*Records provided*.

* BEGIN *

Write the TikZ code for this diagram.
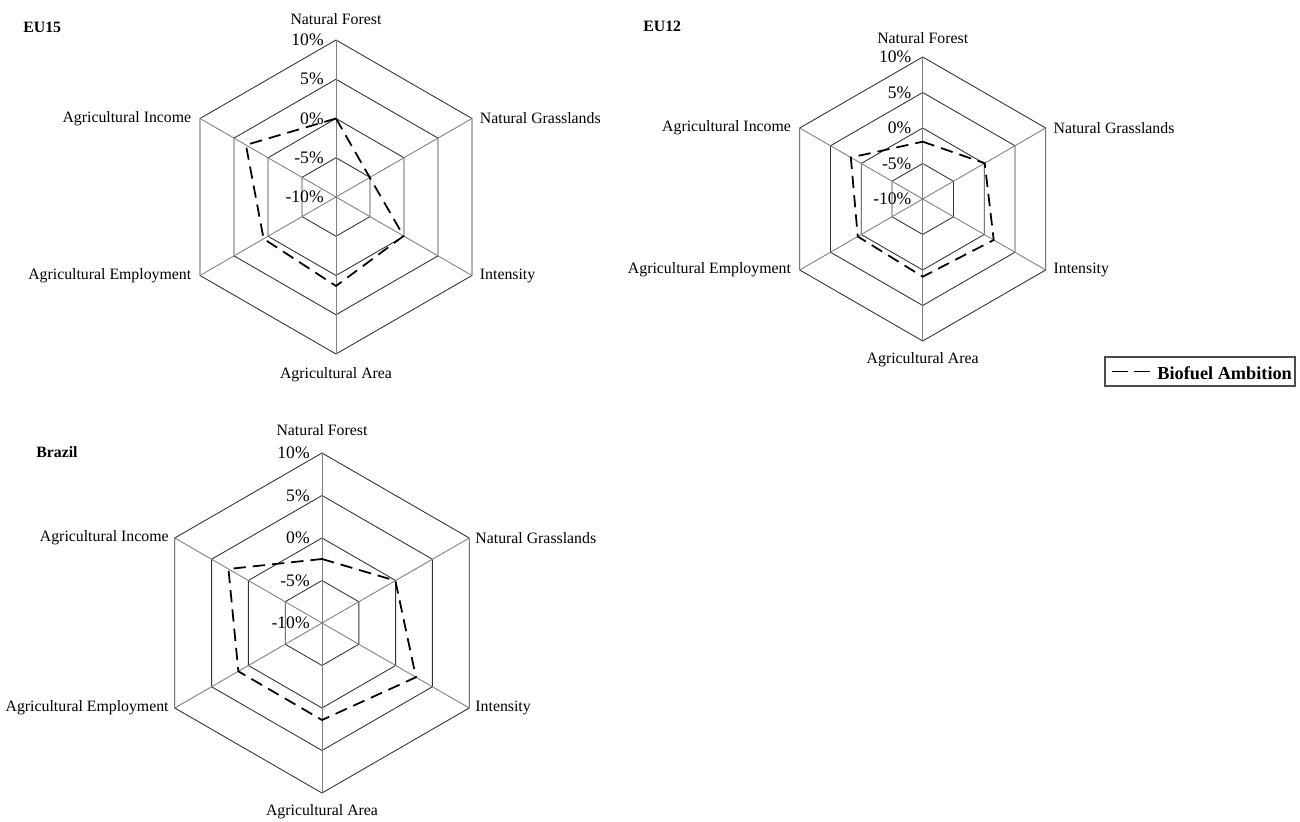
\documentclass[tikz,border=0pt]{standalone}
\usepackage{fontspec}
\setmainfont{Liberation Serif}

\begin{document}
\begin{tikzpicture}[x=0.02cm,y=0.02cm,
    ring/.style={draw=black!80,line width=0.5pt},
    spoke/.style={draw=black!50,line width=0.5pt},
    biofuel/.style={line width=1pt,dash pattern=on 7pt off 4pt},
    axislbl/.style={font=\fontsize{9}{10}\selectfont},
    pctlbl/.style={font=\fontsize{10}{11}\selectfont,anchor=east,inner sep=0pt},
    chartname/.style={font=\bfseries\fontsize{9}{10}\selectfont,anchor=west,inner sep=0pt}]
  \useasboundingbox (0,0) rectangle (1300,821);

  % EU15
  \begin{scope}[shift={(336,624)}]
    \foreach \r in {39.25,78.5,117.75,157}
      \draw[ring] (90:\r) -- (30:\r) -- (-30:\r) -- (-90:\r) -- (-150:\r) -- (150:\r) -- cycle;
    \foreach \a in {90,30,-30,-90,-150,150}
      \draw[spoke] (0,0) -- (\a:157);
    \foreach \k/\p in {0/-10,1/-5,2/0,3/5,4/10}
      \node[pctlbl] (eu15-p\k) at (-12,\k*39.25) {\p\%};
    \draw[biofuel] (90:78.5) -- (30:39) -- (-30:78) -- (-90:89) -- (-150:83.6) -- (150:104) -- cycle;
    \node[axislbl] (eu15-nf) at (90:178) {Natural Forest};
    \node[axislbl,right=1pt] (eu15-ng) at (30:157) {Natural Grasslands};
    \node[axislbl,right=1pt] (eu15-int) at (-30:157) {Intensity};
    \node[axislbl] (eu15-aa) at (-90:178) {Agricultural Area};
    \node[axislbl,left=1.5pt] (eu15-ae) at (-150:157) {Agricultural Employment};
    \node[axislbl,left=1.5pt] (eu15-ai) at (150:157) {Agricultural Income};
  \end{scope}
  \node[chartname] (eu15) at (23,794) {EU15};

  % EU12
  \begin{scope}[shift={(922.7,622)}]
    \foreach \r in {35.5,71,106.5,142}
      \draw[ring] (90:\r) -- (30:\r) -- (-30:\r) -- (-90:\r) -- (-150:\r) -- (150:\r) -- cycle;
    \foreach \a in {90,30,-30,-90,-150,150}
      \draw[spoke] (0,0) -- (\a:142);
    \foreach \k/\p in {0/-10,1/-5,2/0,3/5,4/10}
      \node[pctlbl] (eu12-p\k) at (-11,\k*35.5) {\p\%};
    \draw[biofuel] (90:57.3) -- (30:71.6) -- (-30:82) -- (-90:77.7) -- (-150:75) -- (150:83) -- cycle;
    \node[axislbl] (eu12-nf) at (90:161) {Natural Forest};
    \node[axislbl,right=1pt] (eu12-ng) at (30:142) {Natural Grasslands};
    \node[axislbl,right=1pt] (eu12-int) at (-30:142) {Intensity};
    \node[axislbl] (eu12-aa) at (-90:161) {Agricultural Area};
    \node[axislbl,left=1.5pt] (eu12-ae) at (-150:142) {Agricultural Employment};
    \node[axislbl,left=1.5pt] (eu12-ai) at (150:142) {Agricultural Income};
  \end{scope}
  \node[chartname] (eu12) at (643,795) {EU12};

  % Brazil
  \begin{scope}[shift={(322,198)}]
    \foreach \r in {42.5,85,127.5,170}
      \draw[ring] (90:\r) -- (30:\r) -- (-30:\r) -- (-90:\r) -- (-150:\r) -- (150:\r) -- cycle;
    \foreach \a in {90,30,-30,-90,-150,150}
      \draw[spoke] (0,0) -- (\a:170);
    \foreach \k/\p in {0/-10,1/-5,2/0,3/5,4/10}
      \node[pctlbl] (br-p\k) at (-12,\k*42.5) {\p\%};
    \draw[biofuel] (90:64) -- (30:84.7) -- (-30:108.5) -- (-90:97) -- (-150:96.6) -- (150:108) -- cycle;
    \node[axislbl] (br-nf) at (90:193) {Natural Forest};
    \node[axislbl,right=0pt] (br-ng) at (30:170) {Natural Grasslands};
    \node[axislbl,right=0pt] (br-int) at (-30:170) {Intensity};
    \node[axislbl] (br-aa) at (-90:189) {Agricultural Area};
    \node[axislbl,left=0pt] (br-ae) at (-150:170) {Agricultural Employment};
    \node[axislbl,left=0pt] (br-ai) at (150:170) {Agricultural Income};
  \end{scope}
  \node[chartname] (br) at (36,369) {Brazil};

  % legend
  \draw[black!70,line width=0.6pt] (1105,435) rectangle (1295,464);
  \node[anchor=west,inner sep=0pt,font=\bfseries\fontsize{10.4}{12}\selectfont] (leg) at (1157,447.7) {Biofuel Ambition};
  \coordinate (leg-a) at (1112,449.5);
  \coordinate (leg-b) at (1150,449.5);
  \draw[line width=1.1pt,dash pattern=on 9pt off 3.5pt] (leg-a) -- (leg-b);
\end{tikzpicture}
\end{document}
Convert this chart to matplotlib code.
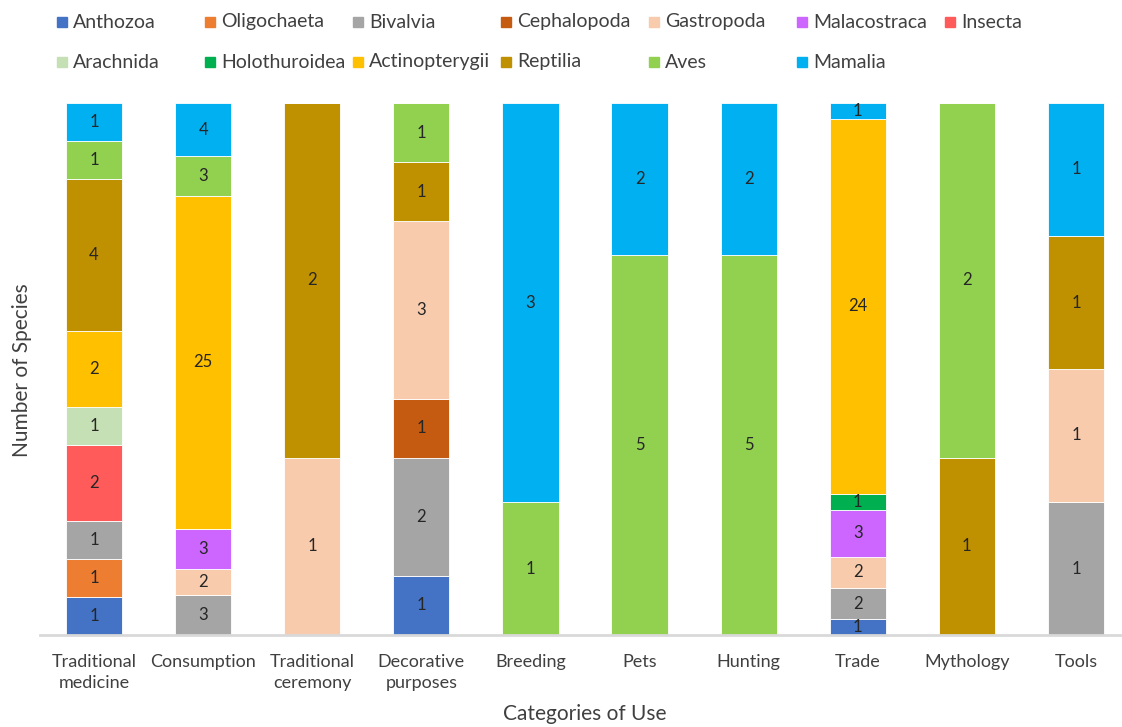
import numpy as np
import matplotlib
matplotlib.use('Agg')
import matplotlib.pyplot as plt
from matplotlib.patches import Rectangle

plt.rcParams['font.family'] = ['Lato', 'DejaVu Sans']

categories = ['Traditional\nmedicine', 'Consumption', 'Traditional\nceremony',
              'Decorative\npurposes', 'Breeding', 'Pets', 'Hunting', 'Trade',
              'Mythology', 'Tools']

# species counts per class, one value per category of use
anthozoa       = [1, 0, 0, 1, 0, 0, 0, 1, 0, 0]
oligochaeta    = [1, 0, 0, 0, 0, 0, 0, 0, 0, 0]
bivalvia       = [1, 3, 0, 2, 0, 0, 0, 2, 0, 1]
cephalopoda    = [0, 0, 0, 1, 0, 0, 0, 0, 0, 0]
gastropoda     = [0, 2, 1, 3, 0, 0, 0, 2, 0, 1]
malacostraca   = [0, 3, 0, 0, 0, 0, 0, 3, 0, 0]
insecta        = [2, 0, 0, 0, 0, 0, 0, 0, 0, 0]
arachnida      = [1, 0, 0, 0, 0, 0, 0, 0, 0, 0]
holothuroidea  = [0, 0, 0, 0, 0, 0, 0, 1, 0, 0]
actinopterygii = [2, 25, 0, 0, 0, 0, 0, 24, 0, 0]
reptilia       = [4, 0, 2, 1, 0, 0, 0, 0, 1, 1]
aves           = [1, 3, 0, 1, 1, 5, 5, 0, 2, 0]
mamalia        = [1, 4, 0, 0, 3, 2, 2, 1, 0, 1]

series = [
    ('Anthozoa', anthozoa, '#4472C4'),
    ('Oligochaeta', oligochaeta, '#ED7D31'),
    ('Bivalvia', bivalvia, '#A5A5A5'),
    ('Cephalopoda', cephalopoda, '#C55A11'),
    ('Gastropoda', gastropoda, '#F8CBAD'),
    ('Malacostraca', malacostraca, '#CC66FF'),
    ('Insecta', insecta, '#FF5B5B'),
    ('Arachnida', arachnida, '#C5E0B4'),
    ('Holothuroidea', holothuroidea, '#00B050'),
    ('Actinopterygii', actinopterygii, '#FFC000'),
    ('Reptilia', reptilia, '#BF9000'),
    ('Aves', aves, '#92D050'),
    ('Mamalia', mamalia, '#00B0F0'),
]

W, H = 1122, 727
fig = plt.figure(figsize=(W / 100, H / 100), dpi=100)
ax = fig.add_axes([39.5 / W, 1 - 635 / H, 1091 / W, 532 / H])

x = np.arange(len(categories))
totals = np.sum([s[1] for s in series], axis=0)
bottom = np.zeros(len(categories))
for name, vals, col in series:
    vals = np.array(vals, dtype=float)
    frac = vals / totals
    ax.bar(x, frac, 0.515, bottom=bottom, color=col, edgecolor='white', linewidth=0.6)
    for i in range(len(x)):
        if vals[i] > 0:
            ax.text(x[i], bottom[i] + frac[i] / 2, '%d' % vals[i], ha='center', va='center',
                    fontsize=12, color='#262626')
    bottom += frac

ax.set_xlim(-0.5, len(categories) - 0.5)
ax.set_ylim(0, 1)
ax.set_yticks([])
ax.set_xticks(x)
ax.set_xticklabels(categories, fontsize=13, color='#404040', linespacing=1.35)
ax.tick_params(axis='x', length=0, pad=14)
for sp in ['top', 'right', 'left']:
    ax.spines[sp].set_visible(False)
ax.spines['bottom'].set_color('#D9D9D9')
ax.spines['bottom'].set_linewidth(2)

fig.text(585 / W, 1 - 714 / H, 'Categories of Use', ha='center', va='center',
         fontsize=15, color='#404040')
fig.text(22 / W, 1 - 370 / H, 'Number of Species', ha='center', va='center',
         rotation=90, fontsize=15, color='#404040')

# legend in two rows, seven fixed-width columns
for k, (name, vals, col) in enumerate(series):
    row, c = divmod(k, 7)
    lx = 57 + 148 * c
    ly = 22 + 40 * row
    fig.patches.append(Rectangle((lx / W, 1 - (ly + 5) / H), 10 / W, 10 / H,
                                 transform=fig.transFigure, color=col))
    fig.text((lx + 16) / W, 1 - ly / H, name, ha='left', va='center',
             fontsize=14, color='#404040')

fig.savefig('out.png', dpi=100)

* END *

*Do this*. Take the lines from the one holding "Convert this chart to matplotlib code." to the one holding "plt.rcParams['font.family'] = ['Lato', 'DejaVu", both lines included, and give them again exactly, with no pictures.

*Task answer*.
Convert this chart to matplotlib code.
import numpy as np
import matplotlib
matplotlib.use('Agg')
import matplotlib.pyplot as plt
from matplotlib.patches import Rectangle

plt.rcParams['font.family'] = ['Lato', 'DejaVu Sans']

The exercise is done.